Bench is an unincorporated community in Caribou County, in the U.S. state of Idaho.

Geography
Bench is located along Niter-Bench Road, at 42°30′13″N 111°40′49″W.

History
 The community of Bench is part of the Gem Valley, an area that also includes the communities of Grace, Turner, Central, Lund, Bancroft, and Niter.

A post office called Bench was established in 1902, and remained in operation until 1923. The community was named for a prominent landform near the original town site, commonly referred to as a "bench". The "settlers attempted dry farming with little success"; the Bench Canal Company was formed to provide irrigation to the area. The Bench Canal, a 27-mile-long irrigation system, received water in July 1902, but was not completed until October 1919, due to the scarcity of labor caused by servicemen entering World War I.

In 1906, Bench was on the Soda Springs-Lago stagecoach line, which connected Grace, Niter, and Bench to the community of Soda Springs, which would in 1919 become the county seat of Caribou County. Bench's population was 75 in 1909.

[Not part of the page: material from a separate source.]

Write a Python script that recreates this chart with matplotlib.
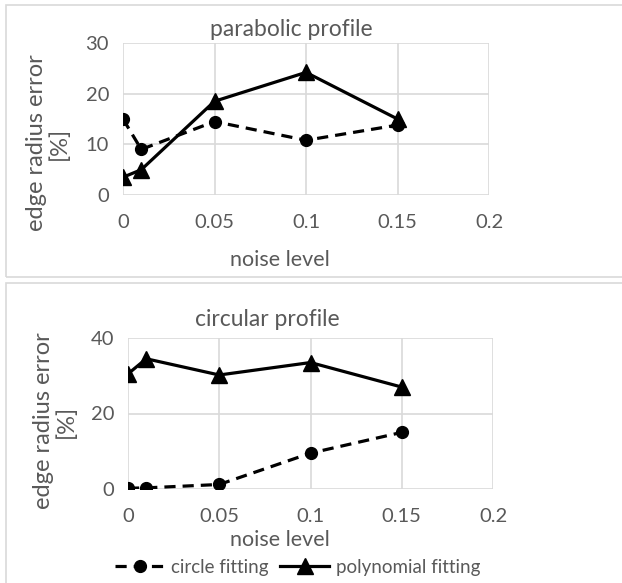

In addition to the post office, a number of businesses operated in Bench. In the early 1900s, Bench's sawmill was owned by the Tolman family. Bench's school operated into the mid 20th century.

Bench is closely associated with the nearby community of Niter; the two communities, separated by the Bench Canal, shared a newspaper column, titled "Niter-Bench", in the Caribou County Sun from 1957 to 1977.

Bench regulated kissing on Sunday, requiring the participants to "'pause for breath' between each kiss."